A Study to Defy Eczema
Atopic dermatitis, or a specific form of eczema, is characterized by a painful and bothersome skin condition. Sufferers of this skin condition report to live in constant discomfort, itchiness, and often carry a heavy rash all over their bodies. Luckily, the emergence of a new drug has been amazing patients with impressive results, with many people involved in the trial reporting to experience substantially less redness, itchiness, and swollenness on their bodies.
In a double-blind study, one third of the patients were administered placebo shots, another one-third was administered injections containing the drug, Dupilumab, once a week, and the final group was given a shot of the drug every other week for a total of 16 consecutive weeks.
Nearly 40% of patients reported a total improvement in their skin, with a large portion of the other 60% claiming to see some sort of enhancement.
Will patients who didn’t partake in the trial get to benefit from the drug soon?

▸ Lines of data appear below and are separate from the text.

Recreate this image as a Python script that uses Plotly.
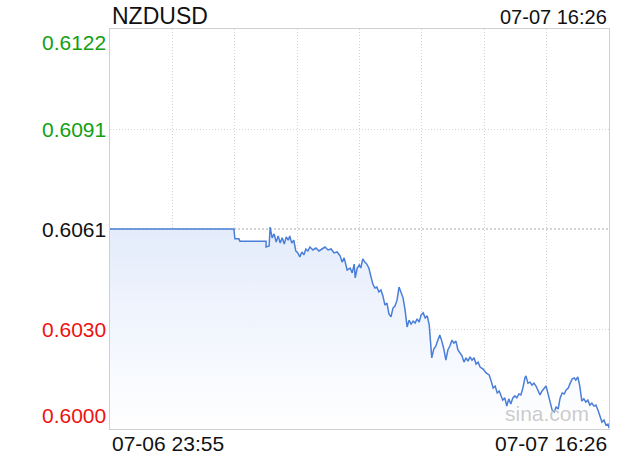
import plotly.graph_objects as go

# ---- data (minutes after 07-06 23:55, price) ----
minutes = [0, 246, 248, 256, 258, 310, 310, 316, 318, 322, 326, 330, 334, 338, 342, 346, 350, 354, 357, 361,
           365, 369, 373, 377, 381, 385, 389, 393, 397, 403, 409, 415, 421, 427, 433, 439, 445, 451, 457, 461,
           465, 471, 477, 481, 485, 487, 491, 495, 498, 502, 506, 510, 514, 518, 522, 526, 530, 534, 538, 542,
           546, 550, 554, 558, 562, 566, 570, 574, 578, 582, 586, 590, 594, 598, 602, 606, 610, 614, 618, 622,
           626, 630, 634, 636, 639, 643, 647, 651, 655, 659, 663, 667, 671, 675, 679, 683, 687, 691, 695, 699,
           703, 707, 711, 715, 719, 723, 727, 731, 735, 741, 747, 753, 757, 761, 765, 769, 773, 777, 780, 784,
           788, 792, 796, 800, 804, 808, 812, 816, 820, 824, 826, 830, 834, 838, 842, 846, 850, 854, 858, 862,
           866, 870, 874, 878, 882, 886, 890, 894, 898, 902, 906, 910, 914, 918, 922, 925, 929, 933, 937, 941,
           945, 949, 953, 957, 961, 965, 969, 973, 977, 981, 985, 989, 991]
prices = [0.60610, 0.60610, 0.60580, 0.60580, 0.60573, 0.60573, 0.60555, 0.60558, 0.60616, 0.60583,
          0.60595, 0.60570, 0.60589, 0.60567, 0.60583, 0.60564, 0.60586, 0.60576, 0.60589, 0.60567,
          0.60576, 0.60543, 0.60537, 0.60525, 0.60540, 0.60531, 0.60549, 0.60543, 0.60555, 0.60546,
          0.60552, 0.60543, 0.60549, 0.60555, 0.60546, 0.60549, 0.60537, 0.60540, 0.60528, 0.60509,
          0.60522, 0.60485, 0.60491, 0.60476, 0.60503, 0.60461, 0.60491, 0.60500, 0.60491, 0.60519,
          0.60509, 0.60503, 0.60491, 0.60467, 0.60442, 0.60430, 0.60433, 0.60418, 0.60424, 0.60406,
          0.60378, 0.60384, 0.60351, 0.60342, 0.60369, 0.60375, 0.60393, 0.60433, 0.60415, 0.60400,
          0.60363, 0.60311, 0.60332, 0.60320, 0.60329, 0.60323, 0.60336, 0.60326, 0.60348, 0.60354,
          0.60339, 0.60345, 0.60317, 0.60265, 0.60217, 0.60244, 0.60253, 0.60271, 0.60287, 0.60268,
          0.60244, 0.60210, 0.60241, 0.60253, 0.60271, 0.60262, 0.60268, 0.60241, 0.60232, 0.60223,
          0.60204, 0.60217, 0.60207, 0.60220, 0.60210, 0.60217, 0.60198, 0.60204, 0.60189, 0.60183,
          0.60171, 0.60165, 0.60146, 0.60125, 0.60131, 0.60110, 0.60116, 0.60101, 0.60088, 0.60095,
          0.60070, 0.60092, 0.60076, 0.60095, 0.60101, 0.60095, 0.60107, 0.60104, 0.60125, 0.60156,
          0.60162, 0.60140, 0.60143, 0.60134, 0.60140, 0.60131, 0.60119, 0.60104, 0.60116, 0.60122,
          0.60131, 0.60107, 0.60082, 0.60058, 0.60052, 0.60067, 0.60061, 0.60095, 0.60110, 0.60107,
          0.60119, 0.60125, 0.60140, 0.60153, 0.60156, 0.60149, 0.60159, 0.60131, 0.60085, 0.60092,
          0.60082, 0.60088, 0.60073, 0.60079, 0.60070, 0.60073, 0.60058, 0.60037, 0.60021, 0.60027,
          0.60012, 0.60015, 0.60003]

symbol = "NZDUSD"
last_time = "07-07 16:26"
start_label = "07-06 23:55"
end_label = "07-07 16:26"
prev_close = 0.6061
y_min, y_max = 0.6000, 0.6122
y_tick_labels = ["0.6000", "0.6030", "0.6061", "0.6091", "0.6122"]
y_tick_colors = ["#ee1111", "#ee1111", "#111111", "#12a012", "#12a012"]
x_span = 991
n_xdiv = 8

FONT = "Liberation Sans, Arial, Helvetica, sans-serif"

y_ticks = [y_min + i * (y_max - y_min) / 4 for i in range(5)]
x_ticks = [i * x_span / n_xdiv for i in range(n_xdiv + 1)]

fig = go.Figure()
fig.add_trace(go.Scatter(
    x=minutes, y=prices, mode="lines",
    line=dict(color="#4a7ed8", width=1.5),
    fill="tozeroy",
    fillgradient=dict(type="vertical", start=y_min, stop=prev_close,
                      colorscale=[[0, "rgba(255,255,255,1)"], [1, "#e4ecfb"]]),
    hoverinfo="skip", showlegend=False,
))

# previous close reference line
fig.add_shape(type="line", xref="paper", x0=0, x1=1, yref="y", y0=prev_close, y1=prev_close,
              line=dict(color="#a8a8a8", width=1, dash="2px,2px"), layer="below")

annotations = []
for i, (v, t, c) in enumerate(zip(y_ticks, y_tick_labels, y_tick_colors)):
    anchor = "bottom" if i == 0 else ("top" if i == len(y_ticks) - 1 else "middle")
    annotations.append(dict(x=0, xref="paper", y=v, yref="y", text=t, showarrow=False,
                            xanchor="right", yanchor=anchor, xshift=-2,
                            font=dict(family=FONT, size=21, color=c)))
annotations.append(dict(x=0, xref="paper", y=1, yref="paper", text=symbol, showarrow=False,
                        xanchor="left", yanchor="bottom", yshift=-2,
                        font=dict(family=FONT, size=23, color="#111111")))
annotations.append(dict(x=1, xref="paper", y=1, yref="paper", text=last_time, showarrow=False,
                        xanchor="right", yanchor="bottom", yshift=-1,
                        font=dict(family=FONT, size=20, color="#111111")))
annotations.append(dict(x=0, xref="paper", y=0, yref="paper", text=start_label, showarrow=False,
                        xanchor="left", yanchor="top", yshift=-1,
                        font=dict(family=FONT, size=21, color="#111111")))
annotations.append(dict(x=1, xref="paper", y=0, yref="paper", text=end_label, showarrow=False,
                        xanchor="right", yanchor="top", yshift=-1,
                        font=dict(family=FONT, size=21, color="#111111")))
annotations.append(dict(x=0.875, xref="paper", y=0.04, yref="paper", text="sina.com", showarrow=False,
                        xanchor="center", yanchor="middle",
                        font=dict(family=FONT, size=21, color="rgba(190,190,190,0.8)")))

fig.update_layout(
    width=620, height=460,
    margin=dict(l=110, r=11, t=29, b=31),
    paper_bgcolor="white", plot_bgcolor="white",
    annotations=annotations,
    xaxis=dict(range=[0, x_span], tickvals=x_ticks, showticklabels=False, ticks="",
               showgrid=True, gridcolor="#d4d4d4", griddash="1px,2px", gridwidth=1,
               showline=True, linecolor="#d0d0d0", mirror=True, zeroline=False, fixedrange=True),
    yaxis=dict(range=[y_min, y_max], tickvals=[y_ticks[1], y_ticks[3]], showticklabels=False, ticks="",
               showgrid=True, gridcolor="#d4d4d4", griddash="1px,2px", gridwidth=1,
               showline=True, linecolor="#d0d0d0", mirror=True, zeroline=False, fixedrange=True),
)

fig.write_html("out.html", config={"displayModeBar": False},
               post_script="document.body.style.margin='0';document.body.style.overflow='hidden';")
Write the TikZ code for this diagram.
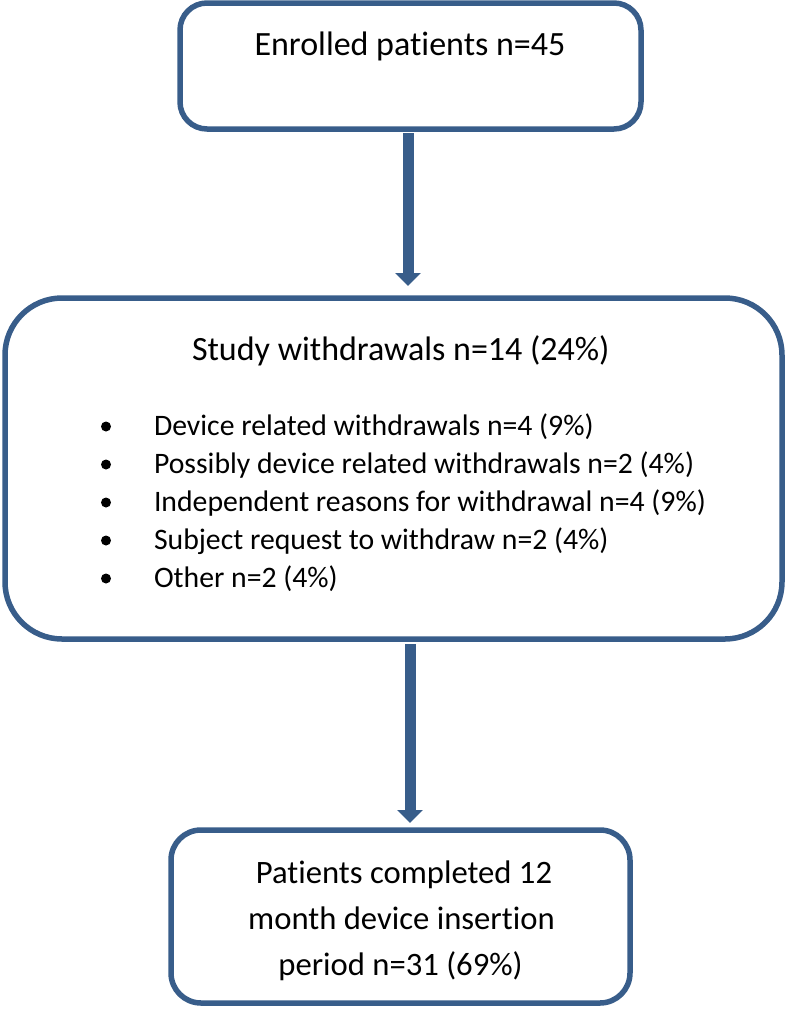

Dr. George D. Yancopoulos, a scientist at Regeneron, has mentioned that the Food and Drug Administration should decide if Dupilumab will be suitable for distribution by March 29, 2017.
When asked how much Dupilumab is expected to cost, Dr. Yancopoulos stated to the New York Times that it will be “consistent with the value of the drug.” However, since the drug is a biologic, meaning it is genetically engineered utilizing human genetics, it can be difficult to produce, making it a highly-demanded and expensive product. In turn, the patient may have to pay quite a bit of money to purchase the expensively-manufactured drug.
Dupilumab has been impressing people...
Though Dupilumab’s market price may be high, the results have been astonishing, leaving many long-term sufferers of eczema feeling pleasantly surprised with their cleared up skin.
Besides the visible improvements of the skin conditions, Dupilumab’s also been enhancing patient’s self- esteem. Many people who suffer from eczema mention the psychological toll it takes upon them as well, including depression and severe confidence issues. Dr. Jon M. Hanifin, a professor of dermatology at Oregon Health and Science University, has worked with several of the patients involved in the trial, reporting how happy many of the patients involved have felt, claiming “[we] walk in the room and patients are smiling. These patients are the worst of the worst. Their life was destroyed.”
Not to mention, the FDA has categorized this new drug as a “breakthrough therapy”. This label may trigger FDA judges to become more familiar with and aware of Dupilumab, which can potentially help with approving the drug on the March decision day.
This seems to have such an impact in such a relatively short amount of time, leaving many of us wondering why eczema has taken so long to be treated as effectively as it has been by Dupilumab. However, eczema can make skin so overly sensitive, leaving many of its patients prone to excruciating pain by many substances that promise relief.
Many of the serums and lotions that are intended to alleviate eczema are not aggressive enough to counteract the underlying cause. Conversely, any products that are too aggressive may harm the patient, irritating or infecting their skin. Dupilumab may be the drug that finds the perfect balance- treating the patient’s condition effectively without aggravating the skin further.
Scientists have understood that eczema is often triggered by a weakness in the immune system. Keeping this in mind, developers of Dupilumab have used substances that enhance the immune system, rather than further destroying it and making the patient more susceptible to worsened symptoms.